-- REQUIREMENT --
Each line of the listing must be transcribed exactly, except for the images, which should be excluded.

-- MATERIAL PROVIDED --

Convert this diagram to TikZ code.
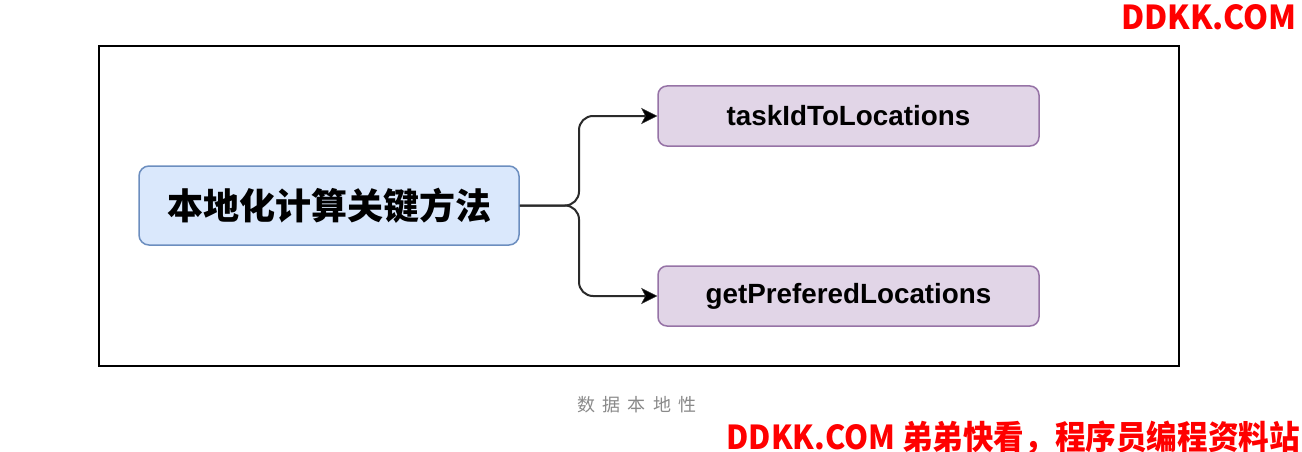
\documentclass[tikz,border=0pt]{standalone}
\usepackage{fontspec}
\setmainfont{Liberation Sans}
\newfontfamily\cjk{Noto Sans CJK SC}
\usetikzlibrary{arrows.meta}
\definecolor{bluefill}{HTML}{DAE8FC}
\definecolor{bluedraw}{HTML}{6C8EBF}
\definecolor{purfill}{HTML}{E1D5E7}
\definecolor{purdraw}{HTML}{9673A6}
\definecolor{linec}{HTML}{2A2A2A}
\definecolor{capgray}{HTML}{8A8A8A}
\definecolor{wmred}{HTML}{FF0000}
\tikzset{
  mainbox/.style={draw=bluedraw, fill=bluefill, line width=1.5pt, rounded corners=10pt,
    minimum width=380pt, minimum height=79pt, inner sep=0pt,
    font=\cjk\bfseries\fontsize{36}{42}\selectfont},
  leafbox/.style={draw=purdraw, fill=purfill, line width=1.5pt, rounded corners=9pt,
    minimum width=381pt, minimum height=60pt, inner sep=0pt,
    font=\bfseries\fontsize{27.8}{32}\selectfont},
  conn/.style={draw=linec, line width=2pt, rounded corners=14pt,
    -{Stealth[length=16pt,width=16pt,inset=4pt,fill=black,line width=0.5pt]}},
  frame/.style={draw=black, line width=2pt},
  caption/.style={text=capgray, font=\cjk\fontsize{18}{22}\selectfont, inner sep=0pt},
  wm/.style={text=wmred, font=\cjk\bfseries\fontsize{33}{38}\selectfont, inner sep=0pt},
}
\begin{document}
\begin{tikzpicture}[x=1pt,y=-1pt]
\useasboundingbox (0,0) rectangle (1302,452);
\fill[white] (0,0) rectangle (1302,452);
\draw[frame] (98.5,46.5) rectangle (1179,366);
\node[mainbox] (main) at (329,205.5) {本地化计算关键方法};
\node[leafbox] (t1) at (848.5,116) {taskIdToLocations};
\node[leafbox] (t2) at (848.5,296) {getPreferedLocations};
\draw[conn] (main.east) -- (579,205.5) -- (579,116) -- (t1.west);
\draw[conn] (main.east) -- (579,205.5) -- (579,296) -- (t2.west);
\node[caption] (cap) at (637,405) {数\hspace{7.5pt}据\hspace{7.5pt}本\hspace{7.5pt}地\hspace{7.5pt}性};
\node[wm, anchor=north east] (wm1) at (1297,4) {\scalebox{0.966}[1]{DDKK.COM}};
\node[wm, anchor=south east] (wm2) at (1300,455) {\scalebox{0.927}[1]{DDKK.COM 弟弟快看，程序员编程资料站}};
\end{tikzpicture}
\end{document}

-- EXERCISE ANSWER --
Convert this diagram to TikZ code.
\documentclass[tikz,border=0pt]{standalone}
\usepackage{fontspec}
\setmainfont{Liberation Sans}
\newfontfamily\cjk{Noto Sans CJK SC}
\usetikzlibrary{arrows.meta}
\definecolor{bluefill}{HTML}{DAE8FC}
\definecolor{bluedraw}{HTML}{6C8EBF}
\definecolor{purfill}{HTML}{E1D5E7}
\definecolor{purdraw}{HTML}{9673A6}
\definecolor{linec}{HTML}{2A2A2A}
\definecolor{capgray}{HTML}{8A8A8A}
\definecolor{wmred}{HTML}{FF0000}
\tikzset{
  mainbox/.style={draw=bluedraw, fill=bluefill, line width=1.5pt, rounded corners=10pt,
    minimum width=380pt, minimum height=79pt, inner sep=0pt,
    font=\cjk\bfseries\fontsize{36}{42}\selectfont},
  leafbox/.style={draw=purdraw, fill=purfill, line width=1.5pt, rounded corners=9pt,
    minimum width=381pt, minimum height=60pt, inner sep=0pt,
    font=\bfseries\fontsize{27.8}{32}\selectfont},
  conn/.style={draw=linec, line width=2pt, rounded corners=14pt,
    -{Stealth[length=16pt,width=16pt,inset=4pt,fill=black,line width=0.5pt]}},
  frame/.style={draw=black, line width=2pt},
  caption/.style={text=capgray, font=\cjk\fontsize{18}{22}\selectfont, inner sep=0pt},
  wm/.style={text=wmred, font=\cjk\bfseries\fontsize{33}{38}\selectfont, inner sep=0pt},
}
\begin{document}
\begin{tikzpicture}[x=1pt,y=-1pt]
\useasboundingbox (0,0) rectangle (1302,452);
\fill[white] (0,0) rectangle (1302,452);
\draw[frame] (98.5,46.5) rectangle (1179,366);
\node[mainbox] (main) at (329,205.5) {本地化计算关键方法};
\node[leafbox] (t1) at (848.5,116) {taskIdToLocations};
\node[leafbox] (t2) at (848.5,296) {getPreferedLocations};
\draw[conn] (main.east) -- (579,205.5) -- (579,116) -- (t1.west);
\draw[conn] (main.east) -- (579,205.5) -- (579,296) -- (t2.west);
\node[caption] (cap) at (637,405) {数\hspace{7.5pt}据\hspace{7.5pt}本\hspace{7.5pt}地\hspace{7.5pt}性};
\node[wm, anchor=north east] (wm1) at (1297,4) {\scalebox{0.966}[1]{DDKK.COM}};
\node[wm, anchor=south east] (wm2) at (1300,455) {\scalebox{0.927}[1]{DDKK.COM 弟弟快看，程序员编程资料站}};
\end{tikzpicture}
\end{document}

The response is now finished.